I’m both curious and afraid of post-release editing in video games. We already have patches, so it’s not even remotely unheard of for a developer to go back into a game and fix it. But we’ve seen developers start to take a stab at larger, structural changes, most infamously in the case of Mass Effect 3. That game’s ending was (properly) reviled for its out-of-nowhere catch-all solution and lack of proper emotional catharsis, so BioWare went back and offered players a 1 GB “ending patch,” with additional dialogue and cutscene material.

Although physical copies of Mass Effect 3 contain the original ending as intended, players who choose to purchase the game digitally (a growing number of people, if my conversations with video game store owners and employees are anything to go by) will be “treated” to the revised edition. The revised edition isn’t much better, and even as somebody who despised the ending to Mass Effect 3, there’s absolutely something to be said for experiencing a creative’s original, untainted vision.

But as the games industry moves towards digital (again, things are 100% trending that way, even if Microsoft did move away from the Xbox One’s original DRM plan), it seems like the games industry’s often loose relationship with its own history may extend to the digital sphere. Unless you’re big into the Limited Run physical releases, that will almost certainly be the case with independent games, which are predominantly sold on digital storefronts. If you’re putting a work of art into the world, that version of that work should be available in some form in perpetuity (technical glitches aside, in most cases).
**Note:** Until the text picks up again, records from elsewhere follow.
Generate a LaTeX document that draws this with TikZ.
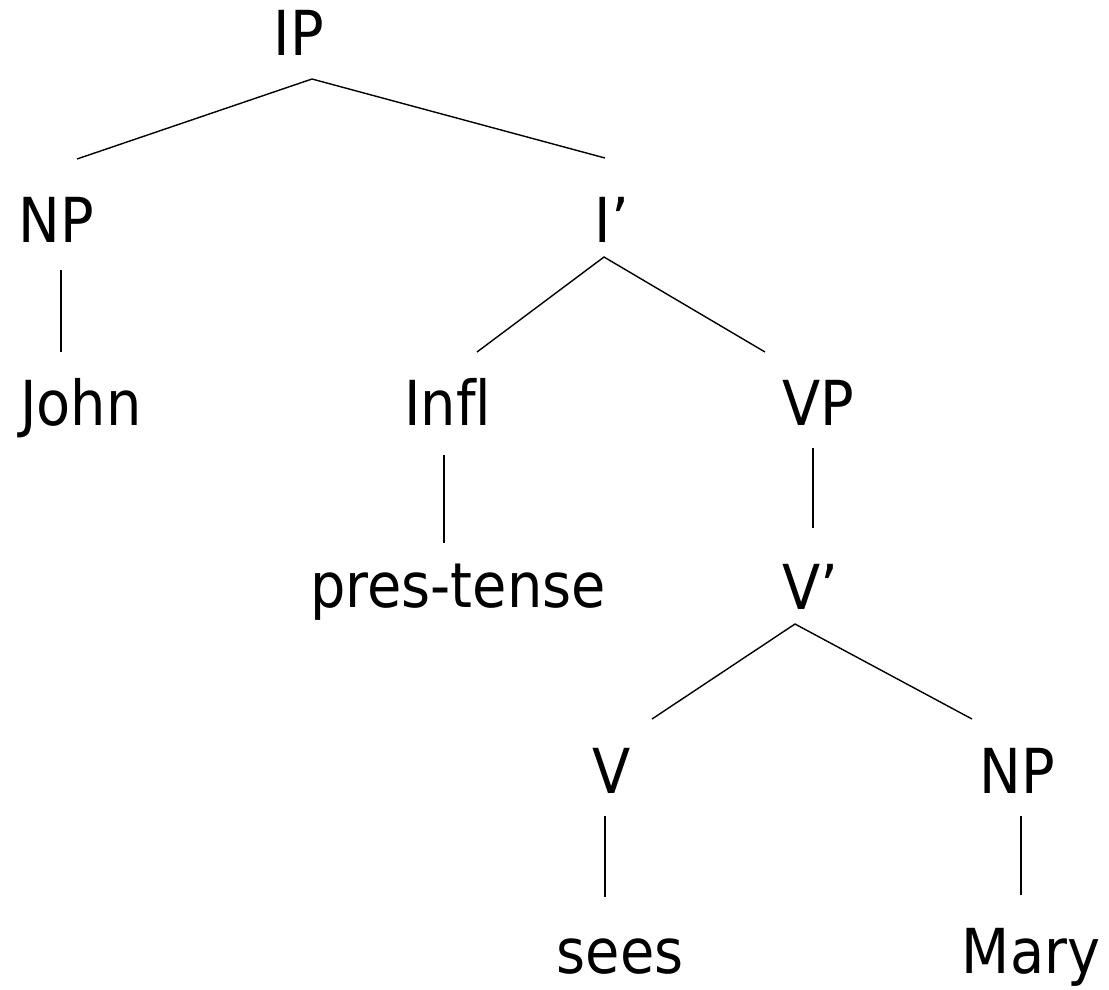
\documentclass[tikz,border=0pt]{standalone}
\usepackage{fontspec}
\setmainfont{DejaVu Sans Condensed}[Ligatures=CommonOff]
\begin{document}
\begin{tikzpicture}[x=1pt,y=-1pt,
  lab/.style={anchor=base,inner sep=0pt,font=\fontsize{62}{66}\selectfont},
  edge/.style={line width=1.4pt}]
\useasboundingbox (0,0) rectangle (1109,989);
\node[lab] (IP) at (299,55) {IP};
\node[lab] (NP1) at (56,242) {NP};
\node[lab] (Ib) at (612,242) {I’};
\node[lab] (John) at (81,425) {John};
\node[lab] (Infl) at (448,425) {Infl};
\node[lab] (VP) at (818,425) {VP};
\node[lab] (pres) at (458,607) {pres-tense};
\node[lab] (Vb) at (810,609) {V’};
\node[lab] (V) at (612,793) {V};
\node[lab] (NP2) at (1017,793) {NP};
\node[lab] (sees) at (620,973) {sees};
\node[lab] (Mary) at (1031,973) {Mary};
% connector ends
\coordinate (IPs) at (312,79);
\coordinate (NP1n) at (77,159);
\coordinate (Ibn) at (605,158);
\coordinate (NP1s) at (61,270);
\coordinate (Johnn) at (61,352);
\coordinate (Ibs) at (604,257);
\coordinate (Infln) at (477,352);
\coordinate (VPn) at (765,352);
\coordinate (Infls) at (444,455);
\coordinate (presn) at (444,543);
\coordinate (VPs) at (813,448);
\coordinate (Vbn) at (813,528);
\coordinate (Vbs) at (795,624);
\coordinate (Vn) at (652,719);
\coordinate (NP2n) at (972,719);
\coordinate (Vs) at (605,816);
\coordinate (seesn) at (605,897);
\coordinate (NP2s) at (1021,816);
\coordinate (Maryn) at (1021,895);
\draw[edge] (NP1n) -- (IPs) -- (Ibn);
\draw[edge] (NP1s) -- (Johnn);
\draw[edge] (Infln) -- (Ibs) -- (VPn);
\draw[edge] (Infls) -- (presn);
\draw[edge] (VPs) -- (Vbn);
\draw[edge] (Vn) -- (Vbs) -- (NP2n);
\draw[edge] (Vs) -- (seesn);
\draw[edge] (NP2s) -- (Maryn);
\end{tikzpicture}
\end{document}
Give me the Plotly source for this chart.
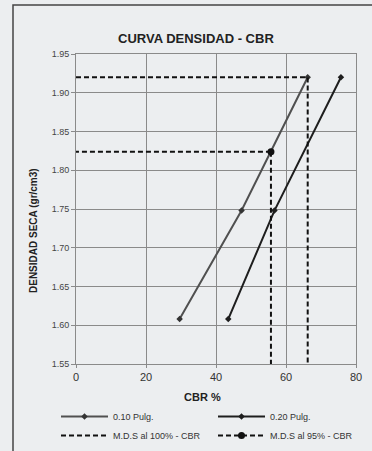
import plotly.graph_objects as go

# ---- data ----
density = [1.608, 1.748, 1.920]
cbr_010 = [29.6, 47.3, 66.2]
cbr_020 = [43.5, 56.7, 75.7]
mds_100 = 1.920
cbr_100 = 66.2
mds_95 = 1.824
cbr_95 = 55.7
y_min, y_max = 1.55, 1.95
x_min, x_max = 0, 80
x_ticks = [0, 20, 40, 60, 80]
y_ticks = [1.55, 1.60, 1.65, 1.70, 1.75, 1.80, 1.85, 1.90, 1.95]

W, H = 372, 451
L, R, T, B = 76, 16, 54, 87
PW, PH = W - L - R, H - T - B

def px(xp):
    return (xp - L) / PW

def py(yp):
    return (H - B - yp) / PH

FONT = "Liberation Sans, Arial, sans-serif"
BG = "#eceef0"
DASH = "5px,3px"

fig = go.Figure()
fig.add_trace(go.Scatter(
    x=cbr_010, y=density, mode="lines+markers", name="0.10 Pulg.",
    line=dict(color="#505050", width=2),
    marker=dict(symbol="diamond", size=5, color="#333333"),
))
fig.add_trace(go.Scatter(
    x=cbr_020, y=density, mode="lines+markers", name="0.20 Pulg.",
    line=dict(color="#1e1e1e", width=2),
    marker=dict(symbol="diamond", size=5, color="#1e1e1e"),
))
fig.add_trace(go.Scatter(
    x=[x_min, cbr_100, cbr_100], y=[mds_100, mds_100, y_min], mode="lines",
    name="M.D.S al 100% - CBR",
    line=dict(color="#111111", width=2, dash=DASH),
))
fig.add_trace(go.Scatter(
    x=[cbr_95, x_min, None, cbr_95, cbr_95],
    y=[mds_95, mds_95, None, mds_95, y_min],
    mode="lines+markers", name="M.D.S al 95% - CBR",
    line=dict(color="#111111", width=2, dash=DASH),
    marker=dict(symbol="circle", size=7,
                color=["#111111", "rgba(0,0,0,0)", "rgba(0,0,0,0)",
                       "rgba(0,0,0,0)", "rgba(0,0,0,0)"]),
    connectgaps=False,
))

fig.update_layout(
    width=W, height=H,
    margin=dict(l=L, r=R, t=T, b=B, autoexpand=False),
    paper_bgcolor=BG, plot_bgcolor=BG,
    font=dict(family=FONT, color="#333333"),
    showlegend=True,
    legend=dict(
        orientation="h", x=px(56), y=py(402), xanchor="left", yanchor="top",
        font=dict(size=9, color="#333333", family=FONT),
        entrywidth=95, entrywidthmode="pixels",
        itemwidth=47, bgcolor="rgba(0,0,0,0)", tracegroupgap=0,
    ),
    xaxis=dict(
        range=[x_min, x_max], tickvals=x_ticks, showgrid=True,
        gridcolor="#8a8a8a", gridwidth=1, zeroline=False,
        showline=True, linecolor="#8a8a8a", linewidth=1, mirror=True,
        ticks="outside", ticklen=3, tickcolor="#8a8a8a",
        tickfont=dict(size=11, color="#333333", family=FONT),
    ),
    yaxis=dict(
        range=[y_min, y_max], tickvals=y_ticks, tickformat=".2f",
        showgrid=True, gridcolor="#8a8a8a", gridwidth=1, zeroline=False,
        showline=True, linecolor="#8a8a8a", linewidth=1, mirror=True,
        ticks="outside", ticklen=4, tickcolor="#8a8a8a",
        tickfont=dict(size=9, color="#444444", family=FONT),
    ),
    annotations=[
        dict(text="<b>CURVA DENSIDAD - CBR</b>", xref="paper", yref="paper",
             x=px(196), y=py(38), showarrow=False, xanchor="center", yanchor="middle",
             font=dict(size=13, color="#222222", family=FONT)),
        dict(text="<b>DENSIDAD SECA (gr/cm3)</b>", xref="paper", yref="paper",
             x=px(33), y=py(231), showarrow=False, textangle=-90,
             xanchor="center", yanchor="middle",
             font=dict(size=10, color="#222222", family=FONT)),
        dict(text="<b>CBR %</b>", xref="paper", yref="paper",
             x=px(202), y=py(397), showarrow=False, xanchor="center", yanchor="middle",
             font=dict(size=11, color="#222222", family=FONT)),
    ],
    shapes=[
        dict(type="rect", xref="paper", yref="paper",
             x0=px(13), x1=px(380), y0=py(460), y1=py(5),
             line=dict(color="#444444", width=1.5), fillcolor="rgba(0,0,0,0)",
             layer="below"),
    ],
)

fig.write_html("out.html")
And I get why you wouldn’t want to keep a piece online forever! Lord knows I’ve made mistakes in the past, I would love to go back and edit certain videos, podcasts, and articles. Hell, there are plenty of times where I’ve done so! But there’s a wide gulf between editing a typo and changing the ending of a culturally significant video game. For example, what if the team behind BioShock Infinite heard the criticism with regards to their muddled racial politics and replaced the current version with a version where some of the races of major characters had been changed? That certainly would’ve made for an interesting reinterpretation of the story, and it could’ve made the game a lot more palatable for some people. It might’ve been a great idea.

But to replace the existing version of Infinite entirely, instead of offering an optional patch, would’ve invalidated much of the interesting and criticism surrounding the game. Not only would the original version of Infinite no longer be available for curious would-be historians, but a whole swath of important cultural discussion would have been obliterated and invalidated. Game history is important, as is the conversation sounding games. Thankfully, plenty of disc-based copies of BioShock Infinite exist — this is only a hypothetical. In a not-too-distant future where digital storefronts are the norm, artists and creatives should be willing to edit their original works, all the while staying brave enough to let those original works stand alongside the edited versions.